An Analysis of the Fractional-Order Option Pricing Problem for Two Assets by the Generalized Laplace Variational Iteration Approach

Abstract

An option is the right to buy or sell a good at a predetermined price in the future. For customers or financial companies, knowing an option’s pricing is crucial. It is well recognized that the Black–Scholes model is an effective tool for estimating the cost of an option. The Black–Scholes equation has an explicit analytical solution known as the Black–Scholes formula. In some cases, such as the fractional-order Black–Scholes equation, there is no closed form expression for the modified Black–Scholes equation.
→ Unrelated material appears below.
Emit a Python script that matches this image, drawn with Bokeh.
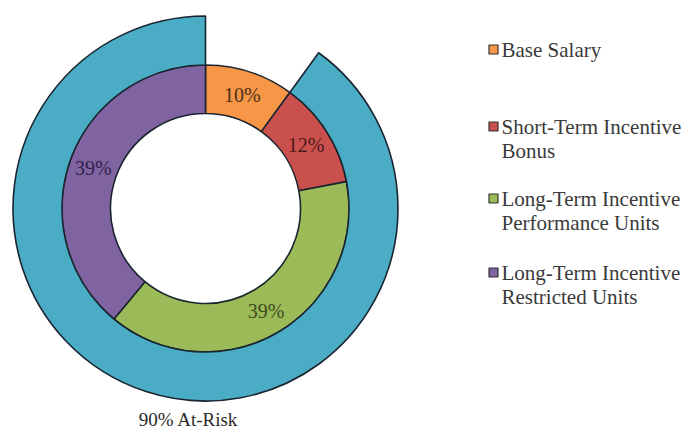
import math
from bokeh.plotting import figure
from bokeh.models import Range1d, ColumnDataSource
from bokeh.core.properties import value
from bokeh.embed import file_html
from bokeh.resources import INLINE

# ---- data ----
categories = ["Base Salary", "Short-Term Incentive\nBonus",
              "Long-Term Incentive\nPerformance Units", "Long-Term Incentive\nRestricted Units"]
values = [10, 12, 39, 39]
at_risk_label = "90% At-Risk"
at_risk_value = 90

# ---- styles ----
colors = ["#F79646", "#C9504D", "#9BBB59", "#8064A2"]
label_colors = ["#4a3018", "#4d1a1a", "#3c4a1c", "#2e2248"]
outer_color = "#4BACC6"
edge = "#1a2530"
W, H = 689, 432
cx, cy = 205, H - 208
r_hole, r_mid, r_out = 95, 143.5, 192.5
serif = value("Liberation Serif")

p = figure(width=W, height=H, output_backend="svg", toolbar_location=None,
           x_range=Range1d(0, W), y_range=Range1d(0, H), min_border=0)
p.axis.visible = False
p.grid.visible = False
p.outline_line_color = None
p.background_fill_color = "white"

total = sum(values)
starts, ends, cum = [], [], 0
for v in values:
    starts.append(cum / total)
    cum += v
    ends.append(cum / total)

# inner ring (clockwise from 12 o'clock)
src = ColumnDataSource(dict(
    x=[cx] * len(values), y=[cy] * len(values),
    start=[math.pi / 2 - 2 * math.pi * e for e in ends],
    end=[math.pi / 2 - 2 * math.pi * s for s in starts],
    color=colors))
p.annular_wedge(x="x", y="y", inner_radius=r_hole, outer_radius=r_mid,
                start_angle="start", end_angle="end", fill_color="color",
                line_color=edge, line_width=1.6, source=src)

# outer ring: at-risk share, ending at 12 o'clock
frac = at_risk_value / 100.0
p.annular_wedge(x=[cx], y=[cy], inner_radius=r_mid, outer_radius=r_out,
                start_angle=math.pi / 2 - 2 * math.pi,
                end_angle=math.pi / 2 - 2 * math.pi * (1 - frac),
                fill_color=outer_color, line_color=edge, line_width=1.6)

# percentage labels at mid-angle of each segment
r_lab = (r_hole + r_mid) / 2
lx, ly, lt = [], [], []
for s, e, v in zip(starts, ends, values):
    a = math.pi / 2 - 2 * math.pi * (s + e) / 2
    lx.append(cx + r_lab * math.cos(a))
    ly.append(cy + r_lab * math.sin(a))
    lt.append(f"{v}%")
p.text(x=lx, y=ly, text=lt, text_color=label_colors, text_font=serif,
       text_font_size="20px", text_align="center", text_baseline="middle")

# at-risk caption
p.text(x=[188], y=[H - 419], text=[at_risk_label], text_color="#2a2a2a",
       text_font=serif, text_font_size="19px", text_align="center",
       text_baseline="middle")

# legend
legend_rows = [49, 126, 198, 272]
line_gap = 24
sq_x, txt_x = 493, 501
p.rect(x=[sq_x] * 4, y=[H - r for r in legend_rows], width=9, height=9,
       width_units="screen", height_units="screen", fill_color=colors,
       line_color="#333333", line_width=1.2)
tx, ty, tt = [], [], []
for row, cat in zip(legend_rows, categories):
    for i, line in enumerate(cat.split("\n")):
        tx.append(txt_x)
        ty.append(H - (row + i * line_gap))
        tt.append(line)
p.text(x=tx, y=ty, text=tt, text_color="#3a3a3a", text_font=serif,
       text_font_size="21px", text_align="left", text_baseline="middle")

open("out.html", "w").write(file_html(p, INLINE))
This article shows how to find the approximate analytic solutions for the two-dimensional fractional-order Black–Scholes equation based on the generalized Riemann–Liouville fractional derivative. The generalized Laplace variational iteration method, which incorporates the generalized Laplace transform with the variational iteration method, is the methodology used to discover the approximate analytic solutions to such an equation. The expression of the two-parameter Mittag–Leffler function represents the problem’s approximate analytical solution. Numerical investigations demonstrate that the proposed scheme is accurate and extremely effective for the two-dimensional fractional-order Black–Scholes Equation in the perspective of the generalized Riemann–Liouville fractional derivative. This guarantees that the generalized Laplace variational iteration method is one of the effective approaches for discovering approximate analytic solutions to fractional-order differential equations.